The Left Must Offer a Transformative Post-Pandemic Agenda — Or Risk an Emboldened Right
Around the world, the global pandemic has spurred widespread public hunger for radical economic and political change. It’s a historic opportunity the global left must seize — or risk watching as it’s seized by the Right.
For a non-negligible chunk of the world’s population, the coronavirus pandemic probably represents the single biggest disruption in daily life since the Second World War. It should come as no surprise, then, that COVID-19 appears to have yielded a significant shift in public attitudes, both toward the economy and the role of the state. And though it offers only a partial picture, a new analysis from the Pew Research Center strongly suggests the ground in the post-pandemic era may be fertile for a transformative political program.
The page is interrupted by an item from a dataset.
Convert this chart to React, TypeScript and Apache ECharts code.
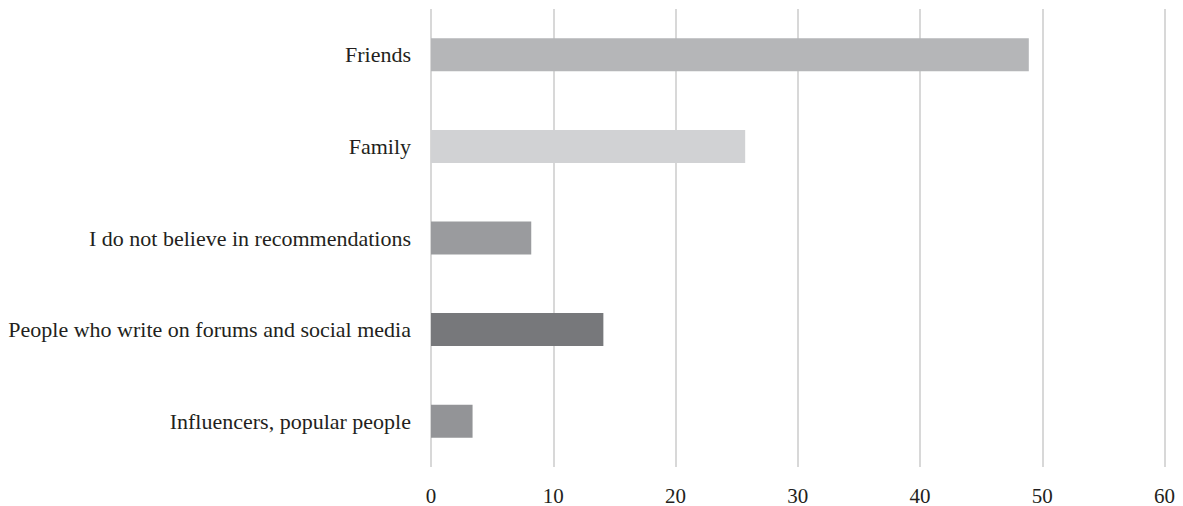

The just-published study, conducted among thousands of adults across four countries in late 2020, identifies a general appetite for significant political and economic reform — particularly when it comes to public goods and the role of the state. “Across the United States, France, Germany and the United Kingdom,” Pew’s researchers write, “significant shares believe their economic system needs either major changes or a complete overhaul.” This desire was by far the strongest in France, where some 70 percent favored one or the other — though in the other three countries studied, roughly half supported either major changes or a complete overhaul.
“Change” and “overhaul,” of course, are ultimately subjective frames, which is why other questions posed in Pew’s analysis are particularly instructive. The survey gauged support for five hypothetical actions by states, with publics in all four countries generally voicing a high level of approval for each. Among all five, the relatively tame idea of government-sponsored job and skills training for workers was most often cited by respondents as “very important” for their government to pursue.
But considerable shares also endorsed redistributive measures and viewed them as priorities: the construction of public housing, increased benefits for the poor, and tax hikes on the wealthy (the general idea of a universal basic income was also received favorably, although Pew’s question contained no specifics about program design). In the UK, France, and Germany, some 67, 58, and 53 percent, respectively, responded that government regulation of business is good for society. Only in America, where the split was 46-50, did a larger share of people respond that government regulation of business is bad.
Perhaps unsurprisingly, the desire for reform and overhaul is inflected by ideology. In the United States, for example, some 77 percent of left-leaning participants in Pew’s survey favored significant changes to the economy at minimum, compared with less than half identified with the center and only a third identified with the right. As a matter of course, those in higher income brackets were the least likely to support redistributive policies.
The usual caveats about the reliability of opinion polling notwithstanding, Pew’s findings suggest COVID-19 may have dealt something of a blow to the market dogmas which have dominated global politics since the 1980s — potentially creating opportunities for the Left in the post-pandemic era. In many ways, in fact, it may be useful to think of COVID-19 as merely one stage in a wider crisis of capitalism that began in late 2008. The pandemic, after all, didn’t fall from the sky to push a basically functioning global order into crisis: it ultimately exacerbated existing inequalities and brought the deep unfairness of the current social order into sharper relief. It also exposed, yet again, the inadequacy of the market in the face of disaster — even right-leaning governments have had to intervene and spend to prevent total breakdown. For this reason and others, the Left can and should seize the narrative in the months and years ahead to push a transformative redistributive agenda.
An inadequate left response will doubtless mean a new wave of austerity as neoliberal governments default to the rhetoric of belt-tightening or, still worse, a resurgent populist right. The failure of the Trump administration to offer a more dynamic response to the virus or use it as a pretext for realignment should not be taken as illustrative in the post-pandemic era. A more innovative right-wing politics might have seized the moment to dispense with anti-statist orthodoxies and fuse a traditional conservative agenda with exclusionary forms of redistribution — a project that could yet find new legs if governments opt to respond to national deficits with another round of cuts.
After 2008–9, disaster capitalism reigned. After COVID-19, the Left must do its utmost to ensure it doesn’t return.